» **Dataset records**

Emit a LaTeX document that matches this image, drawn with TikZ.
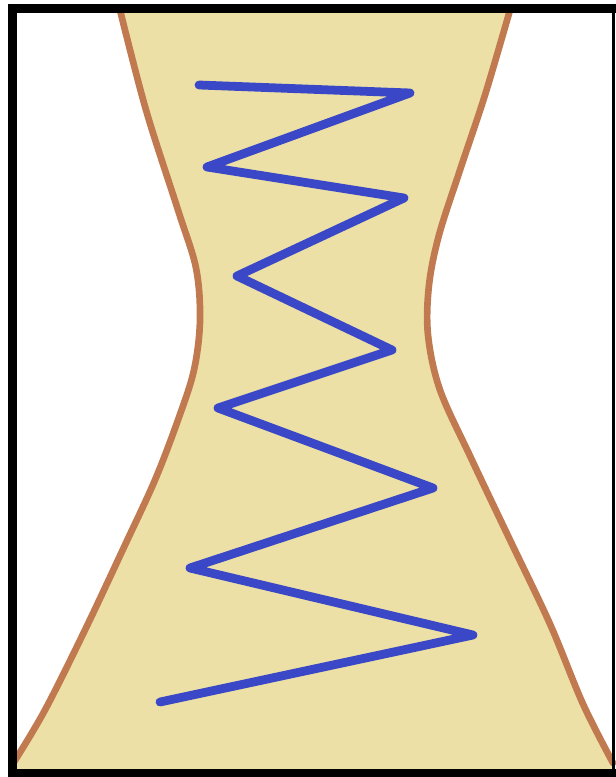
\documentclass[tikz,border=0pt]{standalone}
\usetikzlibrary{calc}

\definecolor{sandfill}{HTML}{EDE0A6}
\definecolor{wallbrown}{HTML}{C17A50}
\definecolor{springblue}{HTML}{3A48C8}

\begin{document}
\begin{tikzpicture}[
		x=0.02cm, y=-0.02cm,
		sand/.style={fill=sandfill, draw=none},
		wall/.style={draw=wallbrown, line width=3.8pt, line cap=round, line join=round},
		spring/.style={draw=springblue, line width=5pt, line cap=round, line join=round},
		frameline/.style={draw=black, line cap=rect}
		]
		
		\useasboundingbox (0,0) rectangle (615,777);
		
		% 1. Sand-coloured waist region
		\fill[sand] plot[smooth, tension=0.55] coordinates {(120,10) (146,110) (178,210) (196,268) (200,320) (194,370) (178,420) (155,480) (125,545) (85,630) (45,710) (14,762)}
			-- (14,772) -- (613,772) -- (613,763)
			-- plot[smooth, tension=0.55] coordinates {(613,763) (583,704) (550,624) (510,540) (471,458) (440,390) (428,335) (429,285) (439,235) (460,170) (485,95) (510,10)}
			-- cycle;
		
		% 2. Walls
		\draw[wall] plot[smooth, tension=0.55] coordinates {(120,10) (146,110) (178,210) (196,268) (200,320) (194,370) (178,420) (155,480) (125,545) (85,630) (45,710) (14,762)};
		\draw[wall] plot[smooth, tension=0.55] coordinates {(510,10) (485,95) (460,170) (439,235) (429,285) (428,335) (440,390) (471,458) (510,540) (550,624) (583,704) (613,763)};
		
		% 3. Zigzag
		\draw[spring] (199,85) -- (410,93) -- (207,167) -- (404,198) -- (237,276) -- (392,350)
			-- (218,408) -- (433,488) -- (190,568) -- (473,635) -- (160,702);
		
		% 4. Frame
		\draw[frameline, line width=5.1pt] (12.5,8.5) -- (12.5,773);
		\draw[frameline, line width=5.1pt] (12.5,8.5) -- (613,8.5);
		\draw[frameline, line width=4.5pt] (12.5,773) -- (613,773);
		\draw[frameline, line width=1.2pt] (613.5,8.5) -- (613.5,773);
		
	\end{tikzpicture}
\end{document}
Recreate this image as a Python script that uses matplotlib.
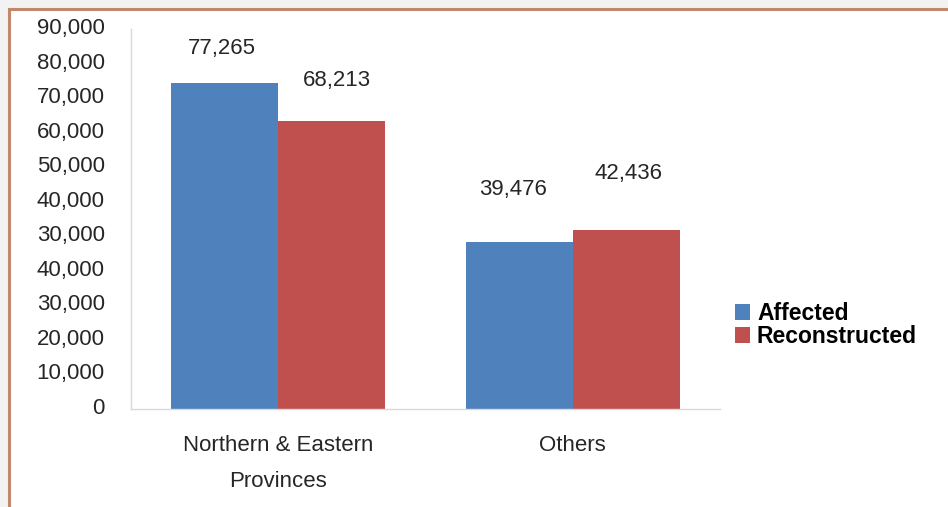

» **Objective**
Pictures stay out of the copy; please restate every record above exactly.

» **The completed task**
Emit a LaTeX document that matches this image, drawn with TikZ.
\documentclass[tikz,border=0pt]{standalone}
\usetikzlibrary{calc}

\definecolor{sandfill}{HTML}{EDE0A6}
\definecolor{wallbrown}{HTML}{C17A50}
\definecolor{springblue}{HTML}{3A48C8}

\begin{document}
\begin{tikzpicture}[
		x=0.02cm, y=-0.02cm,
		sand/.style={fill=sandfill, draw=none},
		wall/.style={draw=wallbrown, line width=3.8pt, line cap=round, line join=round},
		spring/.style={draw=springblue, line width=5pt, line cap=round, line join=round},
		frameline/.style={draw=black, line cap=rect}
		]
		
		\useasboundingbox (0,0) rectangle (615,777);
		
		% 1. Sand-coloured waist region
		\fill[sand] plot[smooth, tension=0.55] coordinates {(120,10) (146,110) (178,210) (196,268) (200,320) (194,370) (178,420) (155,480) (125,545) (85,630) (45,710) (14,762)}
			-- (14,772) -- (613,772) -- (613,763)
			-- plot[smooth, tension=0.55] coordinates {(613,763) (583,704) (550,624) (510,540) (471,458) (440,390) (428,335) (429,285) (439,235) (460,170) (485,95) (510,10)}
			-- cycle;
		
		% 2. Walls
		\draw[wall] plot[smooth, tension=0.55] coordinates {(120,10) (146,110) (178,210) (196,268) (200,320) (194,370) (178,420) (155,480) (125,545) (85,630) (45,710) (14,762)};
		\draw[wall] plot[smooth, tension=0.55] coordinates {(510,10) (485,95) (460,170) (439,235) (429,285) (428,335) (440,390) (471,458) (510,540) (550,624) (583,704) (613,763)};
		
		% 3. Zigzag
		\draw[spring] (199,85) -- (410,93) -- (207,167) -- (404,198) -- (237,276) -- (392,350)
			-- (218,408) -- (433,488) -- (190,568) -- (473,635) -- (160,702);
		
		% 4. Frame
		\draw[frameline, line width=5.1pt] (12.5,8.5) -- (12.5,773);
		\draw[frameline, line width=5.1pt] (12.5,8.5) -- (613,8.5);
		\draw[frameline, line width=4.5pt] (12.5,773) -- (613,773);
		\draw[frameline, line width=1.2pt] (613.5,8.5) -- (613.5,773);
		
	\end{tikzpicture}
\end{document}
Recreate this image as a Python script that uses matplotlib.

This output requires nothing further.